GraylinKim / sc2reader

A python library that extracts data from various Starcraft II resources to power tools and services for the SC2 community. Who doesn't want to hack on the games they play?
http://sc2reader.readthedocs.org
MIT License
413 stars 85 forks source link

UnicodeDecodeError for LotV beta replay #185

Open StoicLoofah opened 9 years ago

StoicLoofah commented 9 years ago

From this replay of Puck in a PvZ for the new LotV beta

http://lotv.spawningtool.com/4/download/

Python 3.4.0 (default, Apr 11 2014, 13:05:18) 
[GCC 4.8.2] on linux
Type "help", "copyright", "credits" or "license" for more information.
>>> import sc2reader
>>> replay = sc2reader.load_replay('replays/lotv.SC2Replay')
Traceback (most recent call last):
  File "<stdin>", line 1, in <module>
  File "/home/kevin/sc2reader/sc2reader/factories/sc2factory.py", line 85, in load_replay
    return self.load(Replay, source, options, **new_options)
  File "/home/kevin/sc2reader/sc2reader/factories/sc2factory.py", line 137, in load
    return self._load(cls, resource, filename=filename, options=options)
  File "/home/kevin/sc2reader/sc2reader/factories/sc2factory.py", line 146, in _load
    obj = cls(resource, filename=filename, factory=self, **options)
  File "/home/kevin/sc2reader/sc2reader/resources.py", line 271, in __init__
    self._read_data(data_file, self._get_reader(data_file))
  File "/home/kevin/sc2reader/sc2reader/resources.py", line 601, in _read_data
    self.raw_data[data_file] = reader(data, self)
  File "/home/kevin/sc2reader/sc2reader/readers.py", line 33, in __call__
    ) for i in range(data.read_bits(5))],
  File "/home/kevin/sc2reader/sc2reader/readers.py", line 33, in <listcomp>
    ) for i in range(data.read_bits(5))],
  File "/home/kevin/sc2reader/sc2reader/decoders.py", line 252, in read_aligned_string
    return self._buffer.read_string(count, encoding)
  File "/home/kevin/sc2reader/sc2reader/decoders.py", line 108, in read_string
    return self.read_bytes(count).decode(encoding)
UnicodeDecodeError: 'utf-8' codec can't decode byte 0xfc in position 33: invalid start byte

Currently working on fixing it, and I'll try to post a fix if I can figure things out (probably not). Just thought I would share so we could work on these things together

StoicLoofah commented 9 years ago

Alright, I am of the impression that we just need blizzard to tell us what has changed in the format to be able to fix this. Or maybe we just need someone smarter than me looking at this.

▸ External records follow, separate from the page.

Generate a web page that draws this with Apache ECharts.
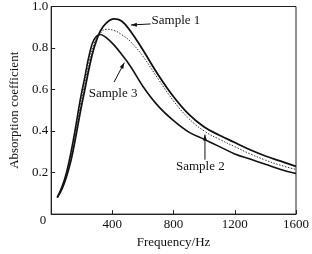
<!DOCTYPE html>
<html>
<head>
<meta charset="utf-8">
<script src="https://cdn.jsdelivr.net/npm/echarts@6/dist/echarts.min.js"></script>
<style>
  html, body { margin: 0; padding: 0; background: #fff; }
  #chart { width: 312px; height: 254px; }
</style>
</head>
<body>
<div id="chart"></div>
<script>
// frequency (Hz) sample points
var freq = [40, 70, 100, 130, 160, 190, 220, 250, 280, 320, 360, 410, 460, 520, 600, 700, 800, 900, 1000, 1100, 1200, 1300, 1400, 1500, 1600];
// absorption coefficient
var sample1 = [0.08, 0.12, 0.18, 0.26, 0.37, 0.49, 0.60, 0.71, 0.80, 0.88, 0.92, 0.94, 0.93, 0.88, 0.79, 0.67, 0.565, 0.48, 0.42, 0.38, 0.345, 0.31, 0.28, 0.255, 0.23];
var sample2 = [0.08, 0.125, 0.19, 0.28, 0.39, 0.52, 0.63, 0.74, 0.82, 0.87, 0.89, 0.885, 0.865, 0.83, 0.76, 0.65, 0.545, 0.46, 0.40, 0.36, 0.325, 0.29, 0.26, 0.235, 0.215];
var sample3 = [0.08, 0.13, 0.20, 0.30, 0.42, 0.55, 0.66, 0.77, 0.84, 0.865, 0.85, 0.815, 0.77, 0.71, 0.615, 0.52, 0.45, 0.395, 0.36, 0.325, 0.29, 0.265, 0.24, 0.215, 0.196];
var xTicks = [0, 400, 800, 1200, 1600];
var yTicks = [0, 0.2, 0.4, 0.6, 0.8, 1.0];

// labels: [text, text x, text y, arrow tail x, tail y, head x, head y] in data units
var notes = [
    ['Sample 1', 656, 0.93, 650, 0.916, 521, 0.911],
    ['Sample 3', 405, 0.579, 411, 0.636, 478, 0.729],
    ['Sample 2', 975, 0.229, 1005, 0.262, 1005, 0.383]
];

function pairs(xs, ys) {
    var out = [];
    for (var i = 0; i < xs.length; i++) out.push([xs[i], ys[i]]);
    return out;
}

var font = '"Liberation Serif", "Times New Roman", serif';
var chart = echarts.init(document.getElementById('chart'));

chart.setOption({
    animation: false,
    grid: { left: 40, right: 11, top: 5, bottom: 35, show: true, borderColor: '#222', borderWidth: 1 },
    xAxis: {
        type: 'value', min: xTicks[0], max: xTicks[xTicks.length - 1], interval: 400,
        name: 'Frequency/Hz', nameLocation: 'middle', nameGap: 20,
        nameTextStyle: { fontFamily: font, fontSize: 13, color: '#111' },
        axisLine: { lineStyle: { color: '#222', width: 1 } },
        axisTick: { inside: true, length: 4, lineStyle: { color: '#222' } },
        axisLabel: {
            fontFamily: font, fontSize: 13, color: '#111', margin: 4,
            formatter: function (v) { return v === 0 ? '' : String(v); }
        },
        splitLine: { show: false }
    },
    yAxis: {
        type: 'value', min: yTicks[0], max: yTicks[yTicks.length - 1], interval: 0.2,
        name: 'Absorption coefficient', nameLocation: 'middle', nameGap: 24,
        nameTextStyle: { fontFamily: font, fontSize: 13, color: '#111' },
        axisLine: { lineStyle: { color: '#222', width: 1 } },
        axisTick: { inside: true, length: 4, lineStyle: { color: '#222' } },
        axisLabel: {
            fontFamily: font, fontSize: 13, color: '#111', margin: 3,
            formatter: function (v) { return v === 0 ? '' : v.toFixed(1); }
        },
        splitLine: { show: false }
    },
    series: [
        { name: 'Sample 1', type: 'line', smooth: 0.4, symbol: 'none', data: pairs(freq, sample1),
          lineStyle: { color: '#111', width: 1.8 } },
        { name: 'Sample 2', type: 'line', smooth: 0.4, symbol: 'none', data: pairs(freq, sample2),
          lineStyle: { color: '#333', width: 1, type: [1.5, 1.5] } },
        { name: 'Sample 3', type: 'line', smooth: 0.4, symbol: 'none', data: pairs(freq, sample3),
          lineStyle: { color: '#111', width: 1.6 } }
    ]
});

// annotations placed from data coordinates
var els = [];
var o = chart.convertToPixel({ gridIndex: 0 }, [xTicks[0], yTicks[0]]);
// shared origin label, sits a little below the corner
els.push({
    type: 'text', x: o[0] - 5, y: o[1] + 6,
    style: { text: '0', font: '13px ' + font, fill: '#111', align: 'right', verticalAlign: 'middle' }
});
notes.forEach(function (n, i) {
    var t = chart.convertToPixel({ gridIndex: 0 }, [n[1], n[2]]);
    var a = chart.convertToPixel({ gridIndex: 0 }, [n[3], n[4]]);
    var b = chart.convertToPixel({ gridIndex: 0 }, [n[5], n[6]]);
    els.push({
        type: 'text', x: t[0], y: t[1],
        style: { text: n[0], font: '13px ' + font, fill: '#111',
                 align: i === 0 ? 'left' : 'center', verticalAlign: 'middle' }
    });
    els.push({
        type: 'line', shape: { x1: a[0], y1: a[1], x2: b[0], y2: b[1] },
        style: { stroke: '#111', lineWidth: 1 }
    });
    var ang = Math.atan2(b[1] - a[1], b[0] - a[0]);
    var L = 6, W = 2;
    els.push({
        type: 'polygon',
        shape: { points: [
            [b[0], b[1]],
            [b[0] - L * Math.cos(ang) + W * Math.sin(ang), b[1] - L * Math.sin(ang) - W * Math.cos(ang)],
            [b[0] - L * Math.cos(ang) - W * Math.sin(ang), b[1] - L * Math.sin(ang) + W * Math.cos(ang)]
        ] },
        style: { fill: '#111' }
    });
});
chart.setOption({ graphic: els });
</script>
</body>
</html>
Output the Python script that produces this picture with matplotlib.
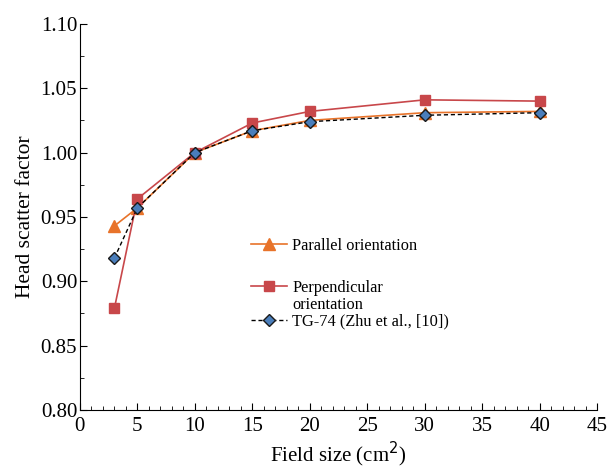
import matplotlib
matplotlib.use('Agg')
import matplotlib.pyplot as plt
from matplotlib.ticker import MultipleLocator
from matplotlib.lines import Line2D

plt.rcParams['font.family'] = ['Liberation Serif', 'DejaVu Serif']

field = [3, 5, 10, 15, 20, 30, 40]
parallel = [0.943, 0.957, 1.000, 1.017, 1.025, 1.031, 1.032]
perpendicular = [0.879, 0.964, 1.000, 1.023, 1.032, 1.041, 1.040]
tg74 = [0.918, 0.957, 1.000, 1.017, 1.024, 1.029, 1.031]

fig = plt.figure(figsize=(6.1, 4.69), dpi=100)
ax = fig.add_axes([0.131, 0.126, 0.848, 0.823])

l1, = ax.plot(field, parallel, color='#E8732A', marker='^', markersize=8, lw=1.2)
l2, = ax.plot(field, perpendicular, color='#C8474A', marker='s', markersize=7, lw=1.2)
l3, = ax.plot(field, tg74, color='black', ls=(0, (3, 2)), lw=1.0, marker='D', markersize=6,
              markerfacecolor='#4A7EBB', markeredgecolor='#1a1a1a', markeredgewidth=1.0)

ax.set_xlim(0, 45)
ax.set_ylim(0.80, 1.10)
ax.xaxis.set_major_locator(MultipleLocator(5))
ax.xaxis.set_minor_locator(MultipleLocator(1))
ax.yaxis.set_major_locator(MultipleLocator(0.05))
ax.yaxis.set_minor_locator(MultipleLocator(0.025))
ax.tick_params(which='both', direction='in', labelsize=15)
ax.tick_params(which='major', length=5)
ax.tick_params(which='minor', length=3)
ax.tick_params(axis='x', pad=5)
ax.tick_params(axis='y', pad=2)
ax.yaxis.set_major_formatter(plt.FuncFormatter(lambda v, p: '%.2f' % v))
for s in ['top', 'right']:
    ax.spines[s].set_visible(False)

ax.set_xlabel('Field size (cm$^2$)', fontsize=15, labelpad=3)
ax.set_ylabel('Head scatter factor', fontsize=15.5)

# legend split in two so the two-line label keeps its handle on the first line
kw = dict(frameon=False, fontsize=11.8, handlelength=2.2, handletextpad=0.3,
          borderpad=0, borderaxespad=0, loc='center left')
leg1 = ax.legend([l1], ['Parallel orientation'], bbox_to_anchor=(0.331, 0.425), **kw)
ax.add_artist(leg1)
blank = Line2D([], [], linestyle='none')
ax.legend([l2, blank, l3], ['Perpendicular', 'orientation', 'TG-74 (Zhu et al., [10])'],
          bbox_to_anchor=(0.331, 0.273), labelspacing=0.05, **kw)

fig.savefig('out.png', dpi=100)
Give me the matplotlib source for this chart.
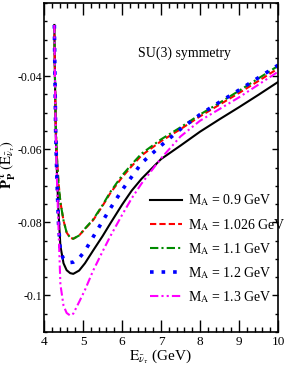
import matplotlib
matplotlib.use("Agg")
import matplotlib.pyplot as plt
from matplotlib.ticker import MultipleLocator

plt.rcParams['font.family'] = ['Liberation Serif', 'DejaVu Serif']
plt.rcParams['mathtext.fontset'] = 'stix'

energy = [4.265, 4.28, 4.30, 4.33, 4.37, 4.42, 4.5, 4.58, 4.67, 4.75, 4.9, 5.05,
          5.26, 5.5, 5.7, 6.0, 6.25, 6.5, 7.0, 7.5, 8.0, 8.5, 9.0, 9.5, 10.0]

pol_09 = [-0.026, -0.040, -0.055, -0.066, -0.077, -0.0865, -0.0912, -0.0931, -0.0939, -0.0941,
          -0.0932, -0.0912, -0.0877, -0.0838, -0.0803, -0.0752, -0.0713, -0.0681, -0.0627,
          -0.0590, -0.0552, -0.0518, -0.0485, -0.0451, -0.0416]
pol_1026 = [-0.026, -0.040, -0.053, -0.062, -0.069, -0.0745, -0.0795, -0.0828, -0.0842, -0.0845,
            -0.0836, -0.0818, -0.0794, -0.0755, -0.0720, -0.0677, -0.0646, -0.0617, -0.0578,
            -0.0545, -0.0510, -0.0478, -0.0446, -0.0413, -0.0379]
pol_11 = [-0.026, -0.040, -0.053, -0.062, -0.069, -0.0745, -0.0795, -0.0828, -0.0842, -0.0845,
          -0.0836, -0.0817, -0.0792, -0.0753, -0.0717, -0.0672, -0.0641, -0.0612, -0.0573,
          -0.0540, -0.0505, -0.0473, -0.0440, -0.0406, -0.0372]
pol_12 = [-0.026, -0.040, -0.056, -0.068, -0.080, -0.0880, -0.0900, -0.0907, -0.0910, -0.0909,
          -0.0898, -0.0878, -0.0840, -0.0797, -0.0762, -0.0712, -0.0675, -0.0638, -0.0590,
          -0.0545, -0.0505, -0.0471, -0.0438, -0.0404, -0.0370]
pol_13 = [-0.026, -0.040, -0.056, -0.068, -0.081, -0.0970, -0.1028, -0.1048, -0.1055, -0.1050,
          -0.1018, -0.0985, -0.0932, -0.0880, -0.0838, -0.0780, -0.0734, -0.0694, -0.0625,
          -0.0565, -0.0522, -0.0490, -0.0458, -0.0423, -0.0388]

labels = [r'M$_\mathrm{A}$ = 0.9 GeV', r'M$_\mathrm{A}$ = 1.026 GeV', r'M$_\mathrm{A}$ = 1.1 GeV',
          r'M$_\mathrm{A}$ = 1.2 GeV', r'M$_\mathrm{A}$ = 1.3 GeV']
xticks = [4, 5, 6, 7, 8, 9, 10]
yticks = [-0.1, -0.08, -0.06, -0.04]
ytick_labels = ['-0.1', '-0.08', '-0.06', '-0.04']

fig = plt.figure(figsize=(2.84, 3.82), dpi=100)
ax = fig.add_axes([0.155, 0.131, 0.824, 0.861])

ax.plot(energy, pol_09, color='black', lw=1.5, ls='-', label=labels[0])
ax.plot(energy, pol_1026, color='#ff0000', lw=1.5, ls=(0, (3, 1.5)), label=labels[1])
ax.plot(energy, pol_11, color='#008b00', lw=1.5, ls=(0, (4, 1.5, 1, 1.5)), label=labels[2])
ax.plot(energy, pol_12, color='#0000ff', lw=2.6, ls=(0, (1, 2.2)), label=labels[3])
ax.plot(energy, pol_13, color='#ff00ff', lw=1.5, ls=(0, (4, 1.5, 1, 1.5, 1, 1.5)), label=labels[4])

ax.set_xlim(4, 10)
ax.set_ylim(-0.11, -0.02)
ax.set_xticks(xticks)
ax.set_yticks(yticks)
ax.set_yticklabels(ytick_labels)
ax.xaxis.set_minor_locator(MultipleLocator(0.2))
ax.yaxis.set_minor_locator(MultipleLocator(0.005))
ax.tick_params(axis='both', which='both', direction='in', top=True, right=True, width=1.0)
ax.tick_params(axis='x', which='major', length=8.5, labelsize=9.5, pad=3)
ax.tick_params(axis='x', which='minor', length=3.6)
ax.tick_params(axis='y', which='major', length=4.3, labelsize=8.5, pad=1.5)
ax.tick_params(axis='y', which='minor', length=2.2)
for s in ax.spines.values():
    s.set_linewidth(1.2)

ax.set_xlabel(r'$\mathrm{E}_{\bar{\nu}_\tau}$ (GeV)', fontsize=11, labelpad=0)
fig.text(8.5 / 284, 1 - 164 / 382, r'$\mathbf{P_P^{\,\tau}}\ (\mathrm{E}_{\bar{\nu}_\tau})$',
         fontsize=10.5, rotation=90, ha='center', va='center')

ax.text(0.40, 0.848, 'SU(3) symmetry', transform=ax.transAxes, fontsize=10, va='center', ha='left')

ax.legend(loc='lower left', bbox_to_anchor=(0.43, 0.065), frameon=False, fontsize=10,
          handlelength=2.3, handletextpad=0.4, labelspacing=0.6, borderaxespad=0)

fig.savefig('out.png', dpi=100)
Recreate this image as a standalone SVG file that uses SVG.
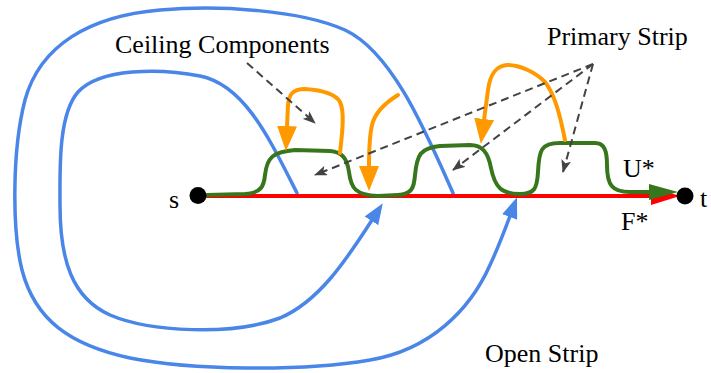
<svg xmlns="http://www.w3.org/2000/svg" width="711" height="373" viewBox="0 0 711 373">
<style>
.lbl{font-family:"Liberation Serif","Times New Roman",serif;font-size:26px;fill:#000}
.blue{fill:none;stroke:#4a86e8;stroke-width:3.5;stroke-linecap:round}
.orange{fill:none;stroke:#ff9900;stroke-width:4;stroke-linecap:round;stroke-linejoin:round}
.green{fill:none;stroke:#38761d;stroke-width:4;stroke-linecap:round;stroke-linejoin:round}
.red{fill:none;stroke:#ff0000;stroke-width:4}
.dash{fill:none;stroke:#434343;stroke-width:2;stroke-dasharray:8,5}
</style>
<defs>
<marker id="mBlue" markerUnits="userSpaceOnUse" markerWidth="22" markerHeight="16" refX="1" refY="8" orient="auto"><path d="M0,0 L21,8 L0,16 Z" fill="#4a86e8"/></marker>
<marker id="mOrange" markerUnits="userSpaceOnUse" markerWidth="25" markerHeight="20" refX="1" refY="10" orient="auto"><path d="M0,0 L25,10 L0,20 Z" fill="#ff9900"/></marker>
<marker id="mGreen" markerUnits="userSpaceOnUse" markerWidth="29" markerHeight="16" refX="1" refY="8" orient="auto"><path d="M0,0 L29,8 L0,16 Z" fill="#38761d"/></marker>
<marker id="mRed" markerUnits="userSpaceOnUse" markerWidth="29" markerHeight="18" refX="1" refY="9" orient="auto"><path d="M0,0 L29,9 L0,18 Z" fill="#ff0000"/></marker>
<marker id="mDash" markerUnits="userSpaceOnUse" markerWidth="13" markerHeight="10" refX="12" refY="5" orient="auto"><path d="M0,0 L13,5 L0,10 L3,5 Z" fill="#434343"/></marker>
</defs>
<g id="connectors">
<path id="open-outer" class="blue" marker-end="url(#mBlue)" d="M453,193 C425,130 392,52 345,30 C300,10 220,5 160,10 C90,16 40,45 25,100 C12,150 12,230 22,270 C35,320 70,345 130,358 C190,370 300,372 370,360 C430,350 470,310 490,265 C498,248 504,232 510,216"/>
<path id="open-inner" class="blue" marker-end="url(#mBlue)" d="M297,193 C270,140 245,85 200,76 C160,68 100,68 78,92 C58,115 60,170 60,205 C60,260 72,298 110,315 C150,332 232,336 280,318 C318,302 345,262 372,220"/>
<path id="f-star" class="red" marker-end="url(#mRed)" d="M200,196 L652,196"/>
<path id="u-star" class="green" marker-end="url(#mGreen)" d="M207,195 L245,194 C262,193 264,185 265,175 C267,158 272,152 295,150 L330,151 C342,152 347,158 349,172 C351,188 355,195 378,196 L398,195 C412,194 414,188 415,175 C417,155 420,148 440,146 L470,145 C482,145 488,152 491,168 C495,188 502,194 520,194 C535,194 537,188 538,172 C539,150 541,143 560,143 L595,143 C604,143 607,150 607,165 C607,185 612,192 630,192 L650,192"/>
<path id="ceil-1" class="orange" marker-end="url(#mOrange)" d="M340,153 C342,135 345,112 340,102 C335,93 320,90 305,89 C292,89 289,95 288,105 L287,127"/>
<path id="ceil-2" class="orange" marker-end="url(#mOrange)" d="M398,95 C385,103 375,112 372,125 C369,138 369,150 369,167"/>
<path id="ceil-3" class="orange" marker-end="url(#mOrange)" d="M565,140 C560,115 555,95 545,82 C535,72 520,65 507,65 C495,66 490,75 488,90 L484,120"/>
<path id="ptr-ceiling" class="dash" marker-end="url(#mDash)" d="M247,63 L315,123"/>
<path id="ptr-primary-1" class="dash" marker-end="url(#mDash)" d="M593,64 L315,175"/>
<path id="ptr-primary-2" class="dash" marker-end="url(#mDash)" d="M593,64 L453,170"/>
<path id="ptr-primary-3" class="dash" marker-end="url(#mDash)" d="M593,64 L563,172"/>
</g>
<g id="node-s"><circle cx="198" cy="195.5" r="8.5" fill="#000"/><text class="lbl" x="169" y="208">s</text></g>
<g id="node-t"><circle cx="685" cy="196" r="8.5" fill="#000"/><text class="lbl" x="700" y="207">t</text></g>
<g id="labels">
<text class="lbl" x="115" y="53">Ceiling Components</text>
<text class="lbl" x="547" y="45">Primary Strip</text>
<text class="lbl" x="623" y="177">U*</text>
<text class="lbl" x="621" y="230">F*</text>
<text class="lbl" x="485" y="362">Open Strip</text>
</g>
</svg>
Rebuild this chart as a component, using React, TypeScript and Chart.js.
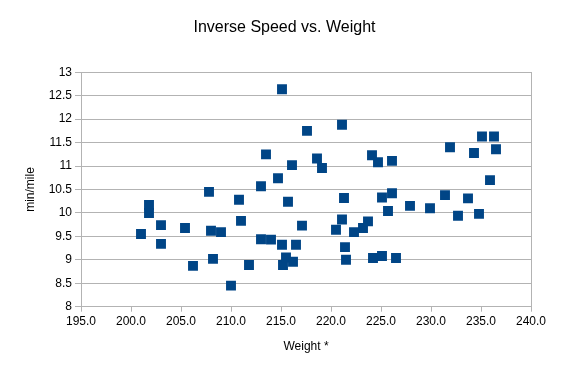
import React, { useEffect, useRef } from "react";
import { Chart, registerables } from "chart.js";

Chart.register(...registerables);

const TITLE = "Inverse Speed vs. Weight";
const X_TITLE = "Weight *";
const Y_TITLE = "min/mile";

const weights: number[] = [
  201.0, 201.8, 201.8, 203.0, 203.0, 205.4, 206.2, 207.8, 208.0, 208.2,
  209.0, 210.0, 210.8, 211.0, 211.8, 213.0, 213.0, 213.5, 214.0, 214.7,
  215.1, 215.1, 215.2, 215.5, 215.7, 216.1, 216.2, 216.5, 217.1, 217.6,
  218.6, 219.1, 220.5, 221.1, 221.1, 221.3, 221.4, 221.5, 222.3, 223.2,
  223.7, 224.1, 224.7, 224.2, 225.1, 225.1, 226.1, 226.1, 225.7, 226.5,
  227.9, 229.9, 231.4, 231.9, 232.7, 233.7, 234.3, 234.8, 235.1, 235.9,
  236.3, 236.5,
];

const minPerMile: number[] = [
  9.55, 10.17, 10.0, 9.74, 9.34, 9.68, 8.87, 10.45, 9.62, 9.02,
  9.59, 8.45, 10.28, 9.83, 8.89, 10.57, 9.44, 11.25, 9.43, 10.74,
  12.64, 9.32, 8.89, 9.05, 10.24, 11.02, 8.96, 9.32, 9.73, 11.75,
  11.16, 10.96, 9.64, 11.88, 9.86, 10.32, 9.27, 9.0, 9.59, 9.68,
  9.82, 11.23, 11.08, 9.04, 9.08, 10.33, 11.11, 10.42, 10.04, 9.04,
  10.15, 10.1, 10.38, 11.4, 9.94, 10.31, 11.28, 9.98, 11.63, 10.7,
  11.63, 11.36,
];

const X_MIN = 195;
const X_MAX = 240;
const X_STEP = 5;
const Y_MIN = 8;
const Y_MAX = 13;
const Y_STEP = 0.5;

const FONT = "'Liberation Sans', Arial, sans-serif";
const SERIES_COLOR = "#004586";
const GRID_COLOR = "#b3b3b3";
const TEXT_COLOR = "#000000";

export default function App() {
  const ref = useRef<HTMLCanvasElement | null>(null);

  useEffect(() => {
    if (!ref.current) return;
    const points = weights.map((w, i) => ({ x: w, y: minPerMile[i] }));
    const chart = new Chart(ref.current, {
      type: "scatter",
      data: {
        datasets: [
          {
            label: Y_TITLE,
            data: points,
            backgroundColor: SERIES_COLOR,
            borderColor: SERIES_COLOR,
            borderWidth: 0,
            pointStyle: "rect",
            pointRadius: 7,
            pointHoverRadius: 7,
          },
        ],
      },
      options: {
        responsive: false,
        animation: false,
        devicePixelRatio: 1,
        layout: { padding: 0 },
        plugins: {
          legend: { display: false },
          tooltip: { enabled: false },
          title: {
            display: true,
            text: TITLE,
            color: TEXT_COLOR,
            font: { family: FONT, size: 16, weight: "normal" },
            padding: { top: 17.6, bottom: 35.5 },
          },
        },
        scales: {
          x: {
            type: "linear",
            min: X_MIN,
            max: X_MAX,
            afterFit(scale: any) {
              scale.height = 69.3;
            },
            ticks: {
              stepSize: X_STEP,
              color: TEXT_COLOR,
              font: { family: FONT, size: 12 },
              padding: 3,
              callback: (v: any) => Number(v).toFixed(1),
            },
            grid: {
              drawOnChartArea: false,
              drawTicks: true,
              tickLength: 5,
              color: GRID_COLOR,
            },
            border: { display: true, color: GRID_COLOR },
            title: {
              display: true,
              text: X_TITLE,
              color: TEXT_COLOR,
              font: { family: FONT, size: 12 },
              padding: { top: 4, bottom: 22.3 },
            },
          },
          y: {
            type: "linear",
            min: Y_MIN,
            max: Y_MAX,
            afterFit(scale: any) {
              scale.width = 81;
            },
            ticks: {
              stepSize: Y_STEP,
              color: TEXT_COLOR,
              font: { family: FONT, size: 12 },
              padding: 3,
              callback: (v: any) => String(v),
            },
            grid: {
              drawTicks: true,
              tickLength: 6,
              color: GRID_COLOR,
            },
            border: { display: true, color: GRID_COLOR },
            title: {
              display: true,
              text: Y_TITLE,
              color: TEXT_COLOR,
              font: { family: FONT, size: 12 },
              padding: { top: 23.8, bottom: 4 },
            },
          },
          yRight: {
            type: "linear",
            position: "right",
            display: true,
            min: Y_MIN,
            max: Y_MAX,
            afterFit(scale: any) {
              scale.width = 38;
            },
            ticks: { display: false },
            grid: { drawOnChartArea: false, drawTicks: false },
            border: { display: true, color: GRID_COLOR },
          },
        },
      },
    });
    return () => chart.destroy();
  }, []);

  return (
    <div style={{ position: "fixed", left: 0, top: 0, width: 569, height: 376, background: "#fff" }}>
      <canvas ref={ref} width={569} height={376} style={{ width: 569, height: 376 }} />
    </div>
  );
}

GraylinKim commented 9 years ago

I mean, it would certainly be helpful if they just told us what changed. They have no record of providing information on non-official builds though so I wouldn't hold your breath. I'll try to take a look at it later this week. If things haven't changed too dramatically I can probably spot the difference.

dsjoerg commented 9 years ago

@koalaling just posted a new s2protocol for LotV: https://github.com/Blizzard/s2protocol/commit/2c1d7fff4fadee17314a8960f21321ff6e654267

StoicLoofah commented 9 years ago

What a champ! I'll take a stab at it, though I'm not actually good at this stuff, so if you don't hear more from me, it is because I failed

GraylinKim commented 9 years ago

I've started doing work for this, you can follow my progress in the LotV branch. It isn't quite able to parse the replays yet and its not clear how many non-parsing related changes will be required to make for a good read.

You should checkout the changes in the readers file. Pretty interesting I'd say. Maybe this will also parse Heroes of the Storm replays?

EHadoux commented 9 years ago

I guess hero_talent_tree_selection_panel_toggled_event is pretty clear to me!

StoicLoofah commented 9 years ago

Wow, quick work! I'm playing around with it a bit to see what i can find.

One more thing I'll note for your TODO list is to set the expansion https://github.com/GraylinKim/sc2reader/blob/722ae4f16430c023bafa32fa69a1773909b1f867/sc2reader/resources.py#L344

Thanks for your continued effort to maintain this library!

StoicLoofah commented 9 years ago

So this probably won't make you feel really comfortable, but I'm using this branch in production right now since I want to run more replays through it. So far, so good! I'll report any issues I come up against as they pop up.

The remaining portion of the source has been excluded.